Creation needed the figures to add up, and Adorable’s didn’t. Quite simply we didn’t sell enough records for them, and the fact that there wasn’t exactly a warm glow inside them when they thought about us as people made the decision easier. The ‘dear John’ phone call came through to us in the glamorous setting of Colchester as we loaded in for a gig in late 1994. As poetic luck would have it our support band that day were The 60 Foot Dolls who had just that afternoon signed a lucrative publishing deal, and came into the venue clutching bottles of champagne, as we moped around in the suitably mournful setting of the converted church that is Colchester Arts Centre. Needless to say the call to say we were dropped didn’t come from Alan McGee, or anyone from the label, but our long-suffering manager Eddie (an ex-Meat Whiplash for all you Creation trivia fans). So i never even got a phone call from Alan, let alone the face to face as promised. Kevin Shields got one more phone call than we ever got. Lucky Kevin Shields.
Feeling as if we had taken a battering in the boxing ring, we called it a day after completing our European dates in late 1994 culminating in a glorious drunken night out in Brussels.
Creation weren’t a bad label, they just probably weren’t the label for us – we sat slightly uncomfortably on their roster, and a lot of the people who worked there weren’t really into what we were doing – whilst the sprawling bunker-like entrails of the labels offices were full of photos of bands from the label, cut out of magazines like some love-struck music-mad teenager’s bedroom, we noted that there wasn’t one single picture of Adorable. Creation’s track record is impressive but for every Ride, Oasis and Primal Scream, there’s an Adorable, a Telescopes and a Something Pretty Beautiful, lying by the wayside.
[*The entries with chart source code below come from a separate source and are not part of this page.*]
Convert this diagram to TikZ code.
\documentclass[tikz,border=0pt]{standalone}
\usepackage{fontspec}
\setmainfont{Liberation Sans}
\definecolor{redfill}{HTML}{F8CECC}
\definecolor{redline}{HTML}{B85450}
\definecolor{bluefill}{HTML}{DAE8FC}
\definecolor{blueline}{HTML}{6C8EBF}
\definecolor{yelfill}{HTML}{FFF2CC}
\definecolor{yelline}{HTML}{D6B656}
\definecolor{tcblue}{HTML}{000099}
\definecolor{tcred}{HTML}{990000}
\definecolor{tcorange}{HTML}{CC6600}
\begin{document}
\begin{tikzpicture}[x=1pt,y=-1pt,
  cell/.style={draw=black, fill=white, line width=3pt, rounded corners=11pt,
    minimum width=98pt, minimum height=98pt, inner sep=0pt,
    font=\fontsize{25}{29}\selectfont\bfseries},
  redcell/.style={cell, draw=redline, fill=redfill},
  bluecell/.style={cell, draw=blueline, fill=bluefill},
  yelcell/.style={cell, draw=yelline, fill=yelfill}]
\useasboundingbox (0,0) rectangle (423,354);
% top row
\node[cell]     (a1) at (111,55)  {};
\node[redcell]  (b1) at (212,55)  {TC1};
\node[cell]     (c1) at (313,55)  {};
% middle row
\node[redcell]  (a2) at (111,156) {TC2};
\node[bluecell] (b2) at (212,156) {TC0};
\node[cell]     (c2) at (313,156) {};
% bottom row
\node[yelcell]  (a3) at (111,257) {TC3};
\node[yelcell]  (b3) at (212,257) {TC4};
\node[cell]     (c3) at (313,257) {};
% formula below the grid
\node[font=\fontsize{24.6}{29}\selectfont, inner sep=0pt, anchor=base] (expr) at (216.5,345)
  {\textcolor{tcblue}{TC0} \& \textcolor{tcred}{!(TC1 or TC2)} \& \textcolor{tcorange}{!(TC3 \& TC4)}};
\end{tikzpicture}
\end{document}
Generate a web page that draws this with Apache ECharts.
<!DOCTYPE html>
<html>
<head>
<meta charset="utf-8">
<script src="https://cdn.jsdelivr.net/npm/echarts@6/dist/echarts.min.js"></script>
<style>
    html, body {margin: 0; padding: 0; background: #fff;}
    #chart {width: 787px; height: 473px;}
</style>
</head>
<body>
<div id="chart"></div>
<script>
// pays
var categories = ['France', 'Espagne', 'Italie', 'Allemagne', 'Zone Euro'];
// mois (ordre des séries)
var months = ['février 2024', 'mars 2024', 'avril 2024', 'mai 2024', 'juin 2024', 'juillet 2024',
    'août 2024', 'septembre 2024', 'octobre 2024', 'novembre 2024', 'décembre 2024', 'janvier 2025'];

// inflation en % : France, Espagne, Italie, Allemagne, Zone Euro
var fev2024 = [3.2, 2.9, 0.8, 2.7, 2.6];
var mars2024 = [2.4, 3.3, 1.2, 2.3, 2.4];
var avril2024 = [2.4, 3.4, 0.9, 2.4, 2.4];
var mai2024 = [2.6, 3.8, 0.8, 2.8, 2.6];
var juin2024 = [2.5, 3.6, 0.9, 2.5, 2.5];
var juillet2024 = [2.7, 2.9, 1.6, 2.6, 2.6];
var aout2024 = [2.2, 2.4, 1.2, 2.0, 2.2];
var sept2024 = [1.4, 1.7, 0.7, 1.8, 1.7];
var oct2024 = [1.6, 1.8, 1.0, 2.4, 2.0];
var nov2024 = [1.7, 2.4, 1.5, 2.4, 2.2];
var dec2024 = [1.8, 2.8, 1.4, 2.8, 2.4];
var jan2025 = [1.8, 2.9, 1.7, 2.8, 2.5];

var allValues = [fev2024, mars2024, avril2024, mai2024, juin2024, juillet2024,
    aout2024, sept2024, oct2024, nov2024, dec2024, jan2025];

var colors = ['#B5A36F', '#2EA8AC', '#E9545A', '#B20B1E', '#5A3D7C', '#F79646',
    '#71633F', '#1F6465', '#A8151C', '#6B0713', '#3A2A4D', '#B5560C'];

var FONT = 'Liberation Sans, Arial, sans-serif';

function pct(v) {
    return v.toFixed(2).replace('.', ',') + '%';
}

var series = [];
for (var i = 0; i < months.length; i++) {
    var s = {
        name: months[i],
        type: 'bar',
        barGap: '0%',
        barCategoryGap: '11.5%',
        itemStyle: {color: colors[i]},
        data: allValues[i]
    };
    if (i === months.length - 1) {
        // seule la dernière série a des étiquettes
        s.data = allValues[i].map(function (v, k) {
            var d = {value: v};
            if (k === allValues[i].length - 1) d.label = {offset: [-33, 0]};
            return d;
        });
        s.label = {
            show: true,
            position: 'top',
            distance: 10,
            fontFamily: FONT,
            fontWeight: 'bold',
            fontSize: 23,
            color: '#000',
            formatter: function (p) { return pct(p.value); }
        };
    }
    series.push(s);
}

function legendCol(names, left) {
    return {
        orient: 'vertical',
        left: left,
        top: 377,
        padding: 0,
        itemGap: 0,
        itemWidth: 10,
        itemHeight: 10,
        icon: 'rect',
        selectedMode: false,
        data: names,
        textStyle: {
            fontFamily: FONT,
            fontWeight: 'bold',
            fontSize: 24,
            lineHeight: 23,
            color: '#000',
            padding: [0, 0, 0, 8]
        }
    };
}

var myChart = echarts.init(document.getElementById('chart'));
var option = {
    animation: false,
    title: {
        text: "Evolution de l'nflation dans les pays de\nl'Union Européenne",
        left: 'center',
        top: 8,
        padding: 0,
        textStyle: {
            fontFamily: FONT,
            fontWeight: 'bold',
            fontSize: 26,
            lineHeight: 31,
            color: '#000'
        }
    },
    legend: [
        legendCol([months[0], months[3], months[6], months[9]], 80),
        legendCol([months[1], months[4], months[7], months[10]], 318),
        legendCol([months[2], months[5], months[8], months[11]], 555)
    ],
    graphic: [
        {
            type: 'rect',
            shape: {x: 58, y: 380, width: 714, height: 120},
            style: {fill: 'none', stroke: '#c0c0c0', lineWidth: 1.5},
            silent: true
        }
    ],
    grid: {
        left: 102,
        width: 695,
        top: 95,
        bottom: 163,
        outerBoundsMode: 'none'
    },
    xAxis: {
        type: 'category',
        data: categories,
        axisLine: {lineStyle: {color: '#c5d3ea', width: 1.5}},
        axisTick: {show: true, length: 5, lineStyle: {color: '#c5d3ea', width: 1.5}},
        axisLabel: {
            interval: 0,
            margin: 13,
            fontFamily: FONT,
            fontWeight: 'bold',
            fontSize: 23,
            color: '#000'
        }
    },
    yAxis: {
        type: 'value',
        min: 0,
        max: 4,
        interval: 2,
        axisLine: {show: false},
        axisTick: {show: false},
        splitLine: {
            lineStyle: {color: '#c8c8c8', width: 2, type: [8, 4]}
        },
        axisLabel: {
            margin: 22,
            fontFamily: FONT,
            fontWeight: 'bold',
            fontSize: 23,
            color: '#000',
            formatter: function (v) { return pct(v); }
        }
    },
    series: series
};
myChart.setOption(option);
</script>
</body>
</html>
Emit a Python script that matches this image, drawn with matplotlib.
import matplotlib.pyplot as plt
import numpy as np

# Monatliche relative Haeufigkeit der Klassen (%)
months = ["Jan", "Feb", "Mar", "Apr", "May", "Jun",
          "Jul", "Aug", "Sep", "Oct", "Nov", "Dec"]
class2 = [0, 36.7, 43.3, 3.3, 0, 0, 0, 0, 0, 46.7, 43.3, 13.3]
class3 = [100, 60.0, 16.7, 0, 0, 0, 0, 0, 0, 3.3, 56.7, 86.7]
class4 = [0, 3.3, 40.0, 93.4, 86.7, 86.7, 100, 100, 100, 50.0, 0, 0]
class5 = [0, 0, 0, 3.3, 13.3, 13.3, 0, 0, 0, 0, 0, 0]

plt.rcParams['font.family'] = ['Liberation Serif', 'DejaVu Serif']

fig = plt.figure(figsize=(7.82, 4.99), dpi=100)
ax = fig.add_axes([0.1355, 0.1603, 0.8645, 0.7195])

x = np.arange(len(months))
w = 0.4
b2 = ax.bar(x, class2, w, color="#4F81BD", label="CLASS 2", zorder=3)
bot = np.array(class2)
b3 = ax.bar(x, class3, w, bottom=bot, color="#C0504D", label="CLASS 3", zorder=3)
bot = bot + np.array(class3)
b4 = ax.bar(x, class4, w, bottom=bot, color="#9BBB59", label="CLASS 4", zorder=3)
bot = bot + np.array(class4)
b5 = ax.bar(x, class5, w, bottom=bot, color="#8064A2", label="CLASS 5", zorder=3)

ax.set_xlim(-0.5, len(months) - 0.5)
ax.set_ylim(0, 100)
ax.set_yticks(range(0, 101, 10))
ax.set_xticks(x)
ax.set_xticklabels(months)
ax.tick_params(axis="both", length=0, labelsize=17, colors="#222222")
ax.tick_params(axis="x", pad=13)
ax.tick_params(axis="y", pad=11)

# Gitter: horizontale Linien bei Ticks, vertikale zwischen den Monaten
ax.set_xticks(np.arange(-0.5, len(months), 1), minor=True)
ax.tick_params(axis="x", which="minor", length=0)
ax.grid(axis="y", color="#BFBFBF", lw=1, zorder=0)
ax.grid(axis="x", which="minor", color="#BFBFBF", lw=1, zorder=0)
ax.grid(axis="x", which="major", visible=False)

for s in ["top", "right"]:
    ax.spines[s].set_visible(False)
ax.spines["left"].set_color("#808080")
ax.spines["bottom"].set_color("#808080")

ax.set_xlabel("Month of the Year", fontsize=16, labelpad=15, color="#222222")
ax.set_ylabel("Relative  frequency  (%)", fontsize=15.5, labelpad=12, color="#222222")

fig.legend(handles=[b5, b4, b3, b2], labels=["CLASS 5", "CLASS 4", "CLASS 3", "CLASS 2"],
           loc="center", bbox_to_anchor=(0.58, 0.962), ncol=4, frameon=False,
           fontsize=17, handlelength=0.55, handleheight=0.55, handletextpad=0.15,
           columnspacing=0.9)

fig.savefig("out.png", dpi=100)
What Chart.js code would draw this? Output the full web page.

To their credit, the label pretty much left us to do what we wanted, and in the early days when there was a disagreement over which track to release as a single, we could often win over McGee. Perhaps Adorable just existed at the wrong time; about 2-3 years before, and we would have been in with the likes of The House of Love and the whole shoegazing malarkey. 3 years later and maybe we would have been on the coat-tails of Britpop. Perhaps all this sounds like I’m bitter, but believe me I’m not. Wil, Kevin, Robert and myself all had the experience of a lifetime, that has shaped who we are as people, and I think we are all better for it. Better to have loved and lost they say, than to have never loved at all.
We never did get to set the world alight, but we got as far as striking the match.